3 ways to build trust with your nonprofit team

Trust is vitally important to any nonprofit. In fact, your nonprofit can cease to exist if it isn't for the public's confidence in your mission and goals. It's people's faith in your nonprofit that keeps them donating either by check or through your nonprofit payment processing platform. Trust is also what keeps your volunteers engaged and returning to help your organization whenever need be. While trustworthiness among the public is crucial, if you're the head of a nonprofit you also know the confidence your employees have in you is just as important. 

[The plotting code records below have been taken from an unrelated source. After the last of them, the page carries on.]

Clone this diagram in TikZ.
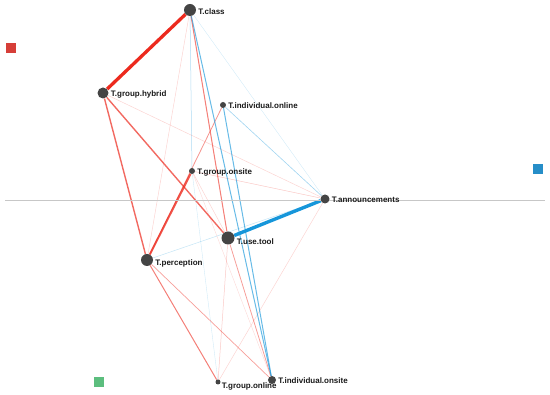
\documentclass[tikz,border=0pt]{standalone}
\usepackage{fontspec}
\setmainfont{Liberation Sans}
\usetikzlibrary{backgrounds}
\definecolor{redE}{RGB}{236,42,30}
\definecolor{blueE}{RGB}{22,150,218}
\definecolor{nodeC}{RGB}{68,68,68}
\definecolor{sqRed}{RGB}{214,62,56}
\definecolor{sqBlue}{RGB}{38,142,200}
\definecolor{sqGreen}{RGB}{92,190,126}
\tikzset{
  pt/.style={circle,fill=nodeC,inner sep=0pt,minimum size=#1},
  lab/.style={anchor=west,font=\bfseries\fontsize{8}{9.5}\selectfont,inner sep=1pt,text=black!90},
  re/.style={draw=redE,line width=#1},
  be/.style={draw=blueE,line width=#1},
  sq/.style={inner sep=0pt,minimum size=9.5pt,fill=#1}
}
\begin{document}
\begin{tikzpicture}[x=1pt,y=-1pt]
\useasboundingbox (0,0) rectangle (550,395);
\draw[black!22,line width=0.5] (5,200) -- (545,200);
% nodes
\node[pt=12pt] (C) at (190,10) {};
\node[pt=11pt] (H) at (103,93) {};
\node[pt=6pt] (IO) at (223,105) {};
\node[pt=6pt] (GO) at (192,171) {};
\node[pt=9pt] (A) at (325,199) {};
\node[pt=13pt] (U) at (228,238) {};
\node[pt=12pt] (P) at (147,260) {};
\node[pt=5pt] (GN) at (218,382) {};
\node[pt=8pt] (IN) at (272,380) {};
% labels
\node[lab] (LC) at ([xshift=1pt,yshift=-1.5pt]C.east) {T.class};
\node[lab] (LH) at ([xshift=1pt,yshift=-1.5pt]H.east) {T.group.hybrid};
\node[lab] (LIO) at ([xshift=1pt,yshift=-1pt]IO.east) {T.individual.online};
\node[lab] (LGO) at ([xshift=1pt,yshift=-1pt]GO.east) {T.group.onsite};
\node[lab] (LA) at ([xshift=1pt,yshift=-1pt]A.east) {T.announcements};
\node[lab] (LU) at ([xshift=1pt,yshift=-3.5pt]U.east) {T.use.tool};
\node[lab] (LP) at ([xshift=1pt,yshift=-3.5pt]P.east) {T.perception};
\node[lab] (LGN) at ([xshift=0pt,yshift=-4.5pt]GN.east) {T.group.online};
\node[lab] (LIN) at ([xshift=1pt,yshift=-1pt]IN.east) {T.individual.onsite};
% squares
\node[sq=sqRed] (SR) at (11,48) {};
\node[sq=sqBlue] (SB) at (538,169) {};
\node[sq=sqGreen] (SG) at (99,382) {};
\begin{pgfonlayer}{background}
% faint edges
\draw[re=0.5,draw opacity=0.2] (H) -- (A);
\draw[re=0.5,draw opacity=0.2] (C) -- (P);
\draw[re=0.5,draw opacity=0.25] (GO) -- (A);
\draw[re=0.5,draw opacity=0.2] (A) -- (GN);
\draw[re=0.5,draw opacity=0.25] (U) -- (GN);
\draw[re=0.5,draw opacity=0.2] (GO) -- (U);
\draw[re=0.4,draw opacity=0.18] (GO) -- (IN);
\draw[be=0.4,draw opacity=0.2] (C) -- (A);
\draw[be=0.5,draw opacity=0.35] (C) -- (GO);
\draw[be=0.4,draw opacity=0.2] (GO) -- (GN);
\draw[be=0.5,draw opacity=0.25] (P) -- (A);
\draw[be=0.6,draw opacity=0.4] (IO) -- (A);
% medium edges
\draw[re=0.7,draw opacity=0.45] (P) -- (IN);
\draw[re=0.8,draw opacity=0.45] (U) -- (IN);
\draw[re=0.8,draw opacity=0.5] (IO) -- (P);
\draw[re=1.0,draw opacity=0.6] (C) -- (U);
\draw[re=1.0,draw opacity=0.6] (P) -- (GN);
\draw[re=1.4,draw opacity=0.7] (H) -- (P);
\draw[re=1.4,draw opacity=0.7] (H) -- (U);
\draw[re=2.0,draw opacity=0.8] (GO) -- (P);
\draw[be=1.0,draw opacity=0.65] (C) -- (IN);
\draw[be=1.0,draw opacity=0.65] (IO) -- (IN);
% strong edges
\draw[re=3.3] (C) -- (H);
\draw[be=3.4] (U) -- (A);
\end{pgfonlayer}
\end{tikzpicture}
\end{document}
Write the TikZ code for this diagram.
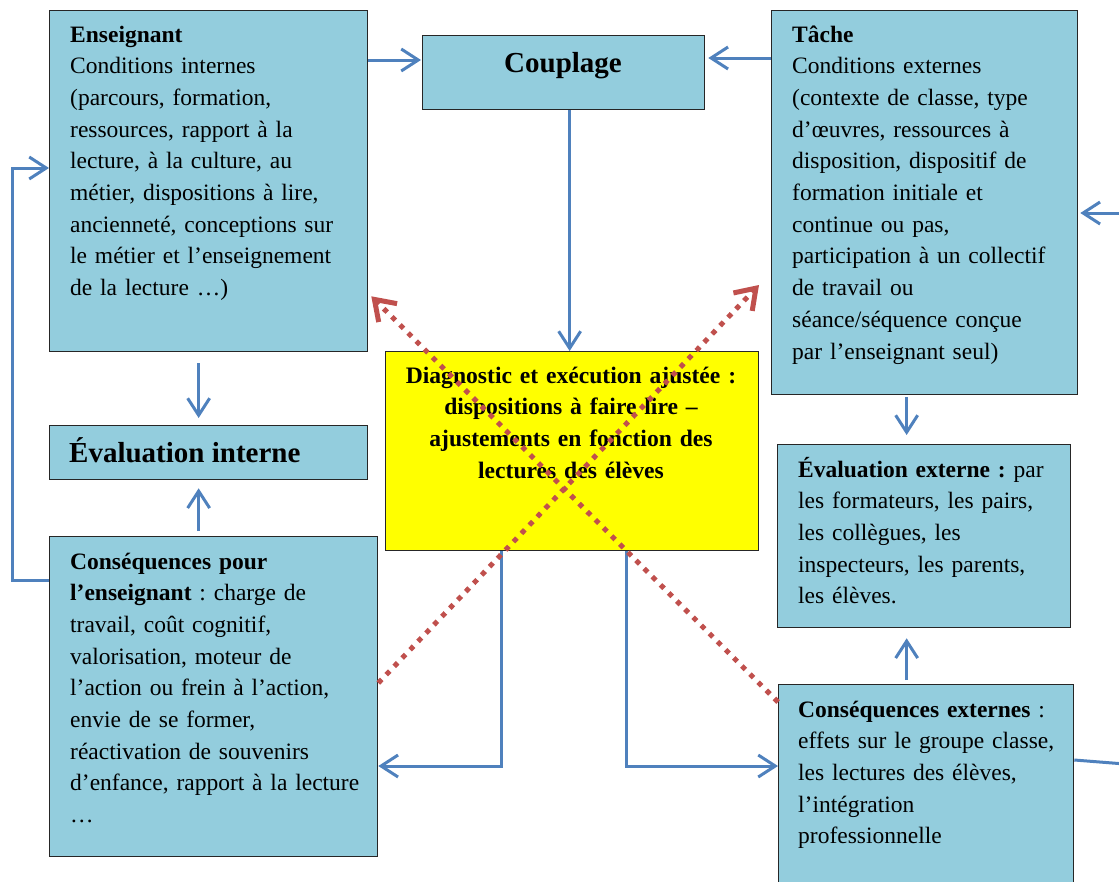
\documentclass[tikz,border=0pt]{standalone}
\usepackage{fontspec}
\setmainfont{Liberation Serif}
\usetikzlibrary{arrows.meta,calc}
\definecolor{boxblue}{HTML}{93CDDD}
\definecolor{arrowblue}{HTML}{4F81BD}
\definecolor{dotred}{HTML}{C0504D}
\definecolor{diagyellow}{HTML}{FFFF00}
\frenchspacing
\begin{document}
\begin{tikzpicture}[x=1pt,y=-1pt,
  box/.style={draw=black!85, line width=1.3pt, fill=boxblue, inner sep=0pt, anchor=north west},
  ybox/.style={box, fill=diagyellow},
  txt/.style={inner sep=0pt, align=left, anchor=base west, font=\fontsize{23.5}{31.7}\selectfont\frenchspacing},
  ctxt/.style={inner sep=0pt, align=center, anchor=base, font=\fontsize{23.6}{31.7}\selectfont\bfseries\frenchspacing},
  bigtxt/.style={inner sep=0pt, font=\fontsize{29}{34}\selectfont\bfseries},
  bline/.style={draw=arrowblue, line width=3pt},
  barrow/.style={bline, -{Straight Barb[length=17pt,width=22pt]}},
  rarrow/.style={draw=dotred, line width=5pt, dash pattern=on 5pt off 6.5pt, -{Straight Barb[length=19pt,width=26pt]}}
]
\useasboundingbox (0,0) rectangle (1119,881);
\clip (0,0) rectangle (1119,881);

% boxes
\node[box, minimum width=318pt, minimum height=341pt] (ens) at (49,10) {};
\node[box, minimum width=282pt, minimum height=74pt] (coup) at (422,35) {};
\node[box, minimum width=306pt, minimum height=384pt] (tache) at (771,10) {};
\node[box, minimum width=318pt, minimum height=54pt] (evint) at (49,425) {};
\node[ybox, minimum width=373pt, minimum height=199pt] (diag) at (385,351) {};
\node[box, minimum width=293pt, minimum height=183pt] (evext) at (777,444) {};
\node[box, minimum width=328pt, minimum height=320pt] (consens) at (49,536) {};
\node[box, minimum width=295pt, minimum height=210pt] (consext) at (778,684) {};

% texts
\node[txt, text width=295pt] (ensT) at (70,42) {\textbf{Enseignant}\\
Conditions internes\\
(parcours, formation,\\
ressources, rapport à la\\
lecture, à la culture, au\\
métier, dispositions à lire,\\
ancienneté, conceptions sur\\
le métier et l’enseignement\\
de la lecture …)};

\node[bigtxt, anchor=base] (coupT) at (563,72) {Couplage};

\node[txt, text width=285pt] (tacheT) at (792,42) {\textbf{Tâche}\\
Conditions externes\\
(contexte de classe, type\\
d’œuvres, ressources à\\
disposition, dispositif de\\
formation initiale et\\
continue ou pas,\\
participation à un collectif\\
de travail ou\\
séance/séquence conçue\\
par l’enseignant seul)};

\node[bigtxt, anchor=base west] (evintT) at (69,462) {Évaluation interne};

\node[ctxt, text width=365pt] (diagT) at (571,383) {Diagnostic et exécution ajustée :\\
dispositions à faire lire –\\
ajustements en fonction des\\
lectures des élèves};

\node[txt, text width=280pt] (evextT) at (798,477) {\textbf{Évaluation externe :} par\\
les formateurs, les pairs,\\
les collègues, les\\
inspecteurs, les parents,\\
les élèves.};

\node[txt, text width=310pt] (consensT) at (70,569) {\textbf{Conséquences pour}\\
\textbf{l’enseignant} : charge de\\
travail, coût cognitif,\\
valorisation, moteur de\\
l’action ou frein à l’action,\\
envie de se former,\\
réactivation de souvenirs\\
d’enfance, rapport à la lecture\\
…};

\node[txt, text width=310pt] (consextT) at (798,717) {\textbf{Conséquences externes} :\\
effets sur le groupe classe,\\
les lectures des élèves,\\
l’intégration\\
professionnelle};

% helper coordinates
\coordinate (a1) at ([yshift=-50pt]ens.north east);
\coordinate (a2) at ([yshift=-48pt]tache.north west);
\coordinate (c0) at ([xshift=6pt]coup.south);
\coordinate (e0) at ([xshift=-10pt]ens.south);
\coordinate (e1) at ([xshift=-15pt]consens.north);
\coordinate (l1) at ([yshift=-44pt]consens.north west);
\coordinate (l2) at ([yshift=-158pt]ens.north west);
\coordinate (d1) at ([xshift=116pt]diag.south west);
\coordinate (c1) at ([yshift=-230pt]consens.north east);
\coordinate (d2) at ([xshift=241pt]diag.south west);
\coordinate (c2) at ([yshift=-82pt]consext.north west);
\coordinate (t0) at ([xshift=-18pt]tache.south);
\coordinate (t1) at ([xshift=-19.5pt]consext.north);
\coordinate (rin) at (1125,213);
\coordinate (o1) at ([yshift=-76pt]consext.north east);
\coordinate (rout) at (1125,764);

% blue connectors
\draw[barrow, shorten >=1pt] (a1) -- (a1 -| coup.west);
\draw[barrow, shorten >=3pt] (a2) -- (a2 -| coup.east);
\draw[barrow] (c0) -- (c0 |- diag.north);
\draw[barrow, shorten <=11pt, shorten >=7pt] (e0) -- (e0 |- evint.north);
\draw[barrow, shorten <=5pt, shorten >=8pt] (e1) -- (e1 |- evint.south);
\draw[barrow] (l1) -- ++(-37,0) |- (l2);
\draw[barrow] (d1) |- (c1);
\draw[barrow] (d2) |- (c2);
\draw[barrow, shorten <=2pt, shorten >=9pt] (t0) -- (t0 |- evext.north);
\draw[barrow, shorten <=4pt, shorten >=10pt] (t1) -- (t1 |- evext.south);
\draw[barrow, shorten >=2pt] (rin) -- (rin -| tache.east);
\draw[bline] (o1) -- (rout);

% red dotted arrows
\coordinate (r1s) at ([yshift=-147pt]consens.north east);
\coordinate (r1e) at ([xshift=-12pt,yshift=-275pt]tache.north west);
\coordinate (r2s) at ([yshift=-18pt]consext.north west);
\coordinate (r2e) at ([xshift=3pt,yshift=56pt]ens.south east);
\draw[rarrow] (r1s) -- (r1e);
\draw[rarrow] (r2s) -- (r2e);
\end{tikzpicture}
\end{document}
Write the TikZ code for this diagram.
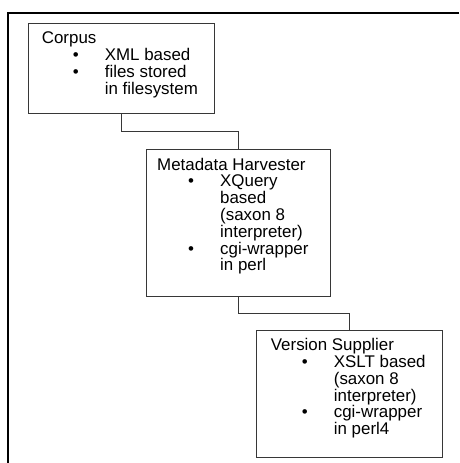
\documentclass[tikz,border=0pt]{standalone}
\usepackage{fontspec}
\setmainfont{Liberation Sans}
\definecolor{boxline}{RGB}{55,55,55}
\tikzstyle{box}=[draw=boxline, line width=0.9pt, anchor=north west, inner sep=0pt]
\tikzstyle{label}=[anchor=base west, inner sep=0pt, align=left, font=\fontsize{16.9}{16.8}\selectfont]
\tikzset{link/.style={draw=boxline, line width=0.9pt}}
\newcommand{\itm}[1]{\hspace*{31pt}\makebox[32pt][l]{\textbullet}#1}
\newcommand{\cnt}[1]{\hspace*{63pt}#1}

\begin{document}
\begin{tikzpicture}[x=1pt,y=-1pt]
  \useasboundingbox (0,0) rectangle (459,463);
  %% outer frame
  \draw[line width=1.6pt] (459,13) -| (8,463);

  \draw (28,23) node[box,minimum width=186pt,minimum height=90pt] (corpus) {};
  \draw (146,149) node[box,minimum width=184pt,minimum height=147pt] (harvester) {};
  \draw (256,330) node[box,minimum width=186pt,minimum height=127pt] (supplier) {};

  %% base of a text is its last line
  \node[label] (corpustext) at ([xshift=13.7pt,yshift=-71.1pt]corpus.north west)
    {Corpus\\ \itm{XML based}\\ \itm{files stored}\\ \cnt{in filesystem}};
  \node[label] (harvestertext) at ([xshift=11pt,yshift=-121.8pt]harvester.north west)
    {Metadata Harvester\\ \itm{XQuery}\\ \cnt{based}\\ \cnt{(saxon 8}\\ \cnt{interpreter)}\\ \itm{cgi-wrapper}\\ \cnt{in perl}};
  \node[label] (suppliertext) at ([xshift=14.7pt,yshift=-104.7pt]supplier.north west)
    {Version Supplier\\ \itm{XSLT based}\\ \cnt{(saxon 8}\\ \cnt{interpreter)}\\ \itm{cgi-wrapper}\\ \cnt{in perl4}};

  %% connectors
  \draw[link] (corpus.south) -- ++(0,18) -| (harvester.north);
  \draw[link] (harvester.south) -- ++(0,17) -| (supplier.north);
\end{tikzpicture}
\end{document}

With that said, building and maintaining a good relationship with staff is easier said than done. So how can you create an enjoyable and productive work environment for the employees that keep your nonprofit moving ahead? Let's take a look at a few management tips you should take under consideration:

1. Don't be a micromanager
Sometimes it can be tough to trust others with work that's very important to you. However, looking over your employees' shoulders or micromanaging them isn't a solution that works. The Nonprofit Times said nonprofit managers can take note from Dennis Reina and Michelle Reina's book, "Trust and Betrayal in the Workplace." While many employees value constructive criticism, lacking faith in your staff's abilities and talents to get the job done, and closely observing them as they do the work can create a poor office environment.

2. Allow for flexibility
If you want your employees to not dread coming into work each day, then give them enough flexibility to complete the tasks assigned to them. Nonprofit Hub noted organizations with rigid work schedules can reduce staff members' creativity and your nonprofit's innovative spirit. Operating a nonprofit not only takes a great deal of work but also a lot of passion. Therefore, if you focus too much on the way you always got your work done it could cloud your mission, Nonprofit Hub stated.

3. Help others and let them help you
Take note of your staff members' talents and work with them to develop their skills even more. It also pays to learn from your employees as well. Let them contribute to the discussion. In order to keep your staff engaged, each employee needs a voice or a seat at the table. Their input and your trust in their work will make for a productive and healthy working environment.